The president of the deputies union says working in Detroit's jails "has now become a death sentence."
In a letter to members on Sunday, Reginald Crawford, president of the Wayne County Deputies Sheriffs' Association, accuses county officials of downplaying the crisis, releasing false numbers to employees, while releasing sick and untested inmates into the community.
No government official from Lansing to Detroit has adequately addressed the pandemic within the jails, despite months of warnings that fetid conditions made them an ideal incubator for the coronavirus.
Detroit is the hardest-stricken city in Michigan for COVID-19 deaths (158) and infections (4,495), totaling more than one-quarter of all cases while making up just seven percent of the state's population.

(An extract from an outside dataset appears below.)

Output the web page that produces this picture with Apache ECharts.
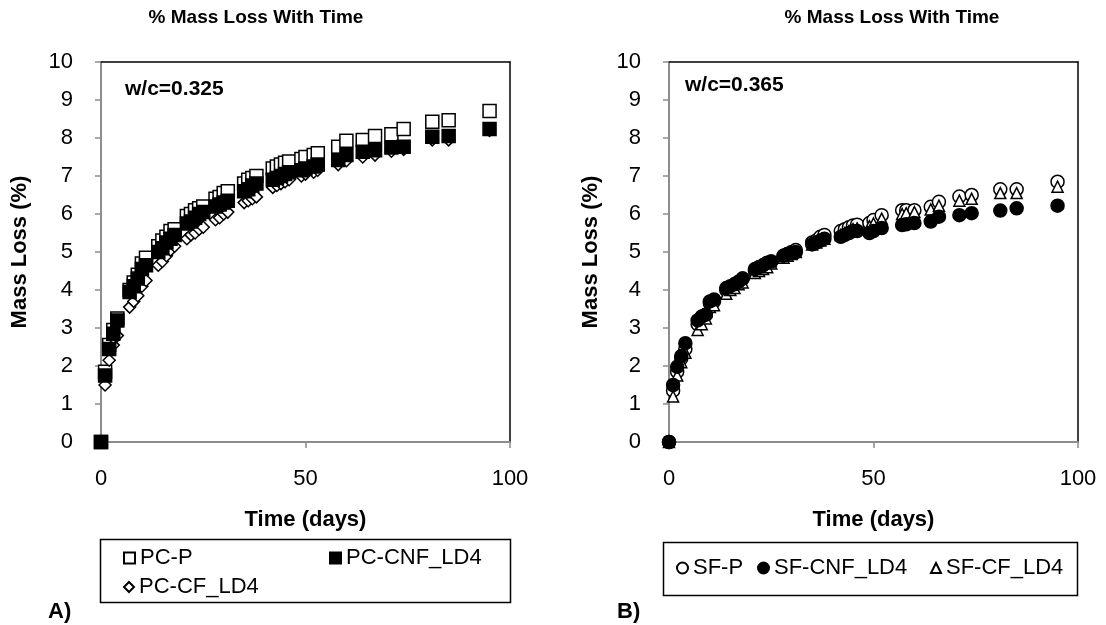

The jails are a primary culprit, Crawford believes:
"I [am] calling for every Deputy, all Command Officers, all Medical Staff, all Civilians and all Inmates to be TESTED IMMEDIATELY for COVID-19. (2) Calling for a deep cleaning and sanitizing of Jail Division 1 IMMEDIATELY. (3) Report real numbers of Inmates, Deputies and others that have tested positive for COVID-19," he wrote.
"The WCDSA Executive Board and I were told by the Sheriff's Office that NO inmates have tested positive for COVID-19, however sick inmates haven't been tested and are released from jail into the community."
Officially, 65 employees have tested positive as of Friday morning. Two are dead: Donafay Collins, commander of the maximum security unit, and Cpl. Dean Savard, who died Friday and worked at medical intake. At least 80 other employees have been quarantined.
At the same time, the county reports no infections among inmates, while having released more than 400 people over the past week.